Sherley’s own London address is something of a puzzle. Letters were directed to him in 1623 both as “dwelling on London bridge at the Golden hoospyte,” and to Crooked Lane. His brother John had a shop on London Bridge; perhaps in early years they shared a dwelling among the fine merchants’ houses erected there. Crooked Lane was a winding artery in Candlewick Ward, the site of a noted Dutch tavern; this may have been where James Sherley maintained his business address. Like many others who had left the stench, noise, and possible plague of London, he later had a home in Clapham, Surrey, then a rural environment. He wrote Bradford of carrying his records there in 1636 when the plague was raging in London.

It was from Clapham that Sherley was chosen to serve in the public capacities then filled by men of substance. He was a member of the Surrey committee for levying assessments for the militia. In confirmation of the strong religious tendency evident in his correspondence with Bradford, he was an elder in the Croydon Classis in Surrey, formed during a reorganization of the English Church along Presbyterian lines. The New England Company, erected to spread the Gospel to the Indians, included him among its members. Parliament made him one of a Surrey group appointed in 1652 to deal with the problem of supplying proper ministers and schoolmasters in the churches of his county. His son was granted the right to administer his will in Clapham in 1657.[33]

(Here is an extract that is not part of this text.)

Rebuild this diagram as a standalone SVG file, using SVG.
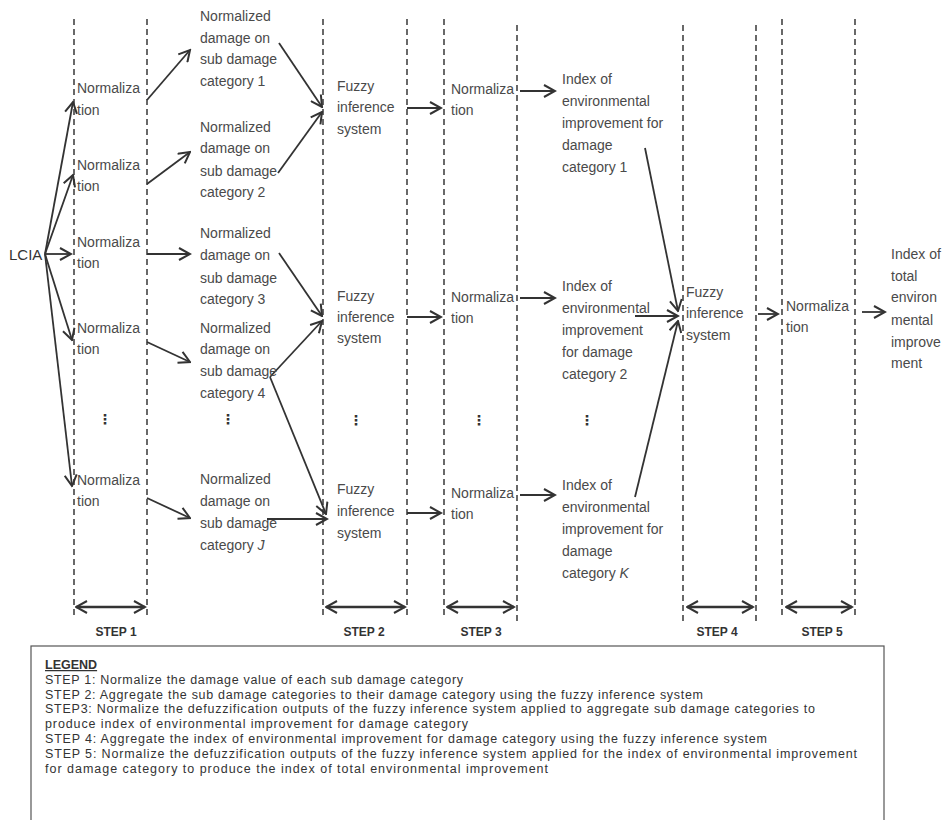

Early in his business career Sherley very likely was connected with the Netherlands trade, for he was sufficiently friendly with Edward Pickering, Weston’s agent, who died in 1623, to be one of the executors of his will; in 1630 he wrote that he had spent nearly three months in Holland. In underwriting the Plymouth “Undertakers,” he perhaps was committed financially as deeply as he could afford, for he did not join the Massachusetts Bay Company. He did own ships in the New England trade, however, one of which was hired by Isaac Allerton. He had a share in the Ashley scheme in Maine and in voyages to Massachusetts Bay. The latter colony owed him money in 1648.[34]

Nothing has been discovered about the remaining adventurers to alter the character of the group as described above; they were chiefly Puritan merchants, possessed of substantial means but not great wealth. It is true that Robert Alden, a prosperous salter, at the opening of the Civil Wars adhered to the Royalist minority of London citizens. William Greene, described as “one of the most religious of the adventurers,” was among those whose opposition to sending out any more emigrants from Leyden, made him withdraw his support. Another, Thomas Brewer, lumped together and imprisoned by the royal authorities with Brownists, by 1640 had become Anabaptist, a sect not tolerated by the Pilgrims.[35] For the most part, however, a consistency of business, religious, and political purposes seems to have prevailed among those who closed out the Company of Adventurers to New Plymouth.

PART II
Plymouth Reorganizes Financially

The colony looks to the fur trade to pay its debts

The method devised for repaying what was a stiff debt for the young colony, as one writer puts it, “shows considerable business ingenuity.” With ownership transferred from London to Plymouth, the plantation became a virtual corporation in fact. Two important matters still had to be decided. Should all the settlers share in the disposition of the corporate lands and assets and in the obligation of repayment to the adventurers? How would they be able to guarantee satisfaction of the London men? It was wisely decided to include as holders of shares, or “purchasers,” all men, whatever their former status, who were either heads of families or single and not indentured servants. At the 1627 division of assets in the form of land and cattle, every such person received twenty acres of tillable land to add to the one-acre portion allotted him when the plantation had ended the “common course.” The livestock was parceled out for a time among twelve groups, a total of 156 individuals, with every six persons receiving one cow and two goats. These “purchasers,” of whom in 1640 fifty-three were listed as living in Plymouth and five in England, were to benefit from subsequent divisions of land as the colony opened up.

The immediate task of paying the Londoners fell upon a group of eight leaders, including William Bradford, Miles Standish, Isaac Allerton, Edward Winslow, William Brewster, John Howland, John Alden, and Thomas Prence, known as the “Undertakers.” These men founded a partnership to manage the fur trade of the colony for six years, the time during which the returns from the Pilgrims’ most profitable business enterprise were to be devoted to paying the debt and importing essential English goods. This became the business of the eight who took possession at once of the company boats and “the whole stock of furs, fells, beads, corn, wampampeak, hatchets, knives, &c.”